This week I made my first site visit to the Fountains Abbey / Studley Royal estate since we secured the network grant. I was reminded how perfect this site is as an exhibit of the way that humans here have responded to, and reshaped, the environment over centuries — from the 12th C. monks who chose the natural rock ravine of the Skell valley as a sheltered site for their monastery (and then proceeded to redirect the flow of the river), to the 18th C. landscape architects who laid out the gorgeous water gardens further down the valley. By the time the Abbey and its grounds were bought up and joined onto the Studley Royal estate, landscaping fashions had changed to embrace a certain romantic wildness rather than pristine cultivation — and that too is reflected in the rugged-and-yet-sculpted look of the valley walk. So much here to explore and reflect on.
A meeting with the estate’s Learning and Interpretation Officer Tessa Goldsmith and with Head of Landscape Michael Ridsdale proved very encouraging for the project: they seem keen to contribute to the network discussion, and to collaborate in facilitating a potential site-specific performance project here, somewhere down the line. Tessa is to send me a CD containing an 500-page archeologist’s report on the site’s entire human history. She is, herself, a mine of information on the estate and the way its history is constantly being performed for visitors, school children and so forth. (The estate’s properties, she mentions, include about 150 monk’s habits of various sizes, for re-enactment purposes.)
It’s also depressingly clear, though, how immediate the question of environmental change is on a site like this. Michael, who when asked about his specific job remit explains that “if it grows or flows” on the estate, he is responsible for it, has worked at Fountains since 1984. Although he confesses that his evidence is anecdotal, he believes that the last five years or so have seen a marked change in climate conditions — with sudden shifts in weather and temperature becoming much more prevalent than previously. Only last month, the sudden cold snap we had in the midst of the warm May/June weather brought temperatures on the estate down to minus 8 degrees Celsius, killing a sweet chestnut tree. Most native species are not equipped to cope with rapid temperature changes of this sort.
The most pronounced recent climatic impact on the estate came with the heavy rain and flooding of summer 2007, when severe damage was done to the Georgian water gardens. The river became so swollen that it burst its banks and returned to its natural course down the middle of the valley that runs between the Abbey and the water gardens.

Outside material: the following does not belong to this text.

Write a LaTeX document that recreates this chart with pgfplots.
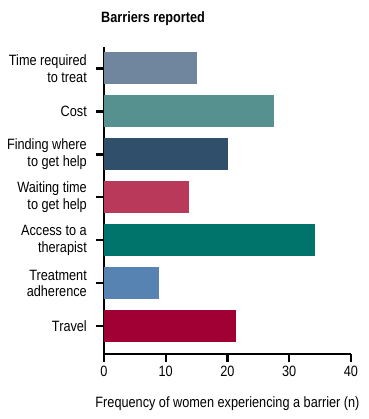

I’m struck by the fact that, in the centre of the Moon Pond – the water garden’s centrepiece – is a statue of Neptune, God of the Sea. Yet the water surrounding him is not (or at least not normally) a roaring ocean, but an utterly still, placid pond. There’s a performative assertion in this image, something along the lines of “look, we are godlike, we can control and subdue the elements, bend them to our control.” The Enlightenment’s self-delusions in a nutshell? Rather wonderfully though, during a recent renovation of the pond’s landscaping, “toad ramps” were built in for easier amphibian perambulation around the site. Does this represent progress (a more genuinely enlightened consideration of the needs of “lesser” species?), or further evidence of our urge to micro-manage the environment?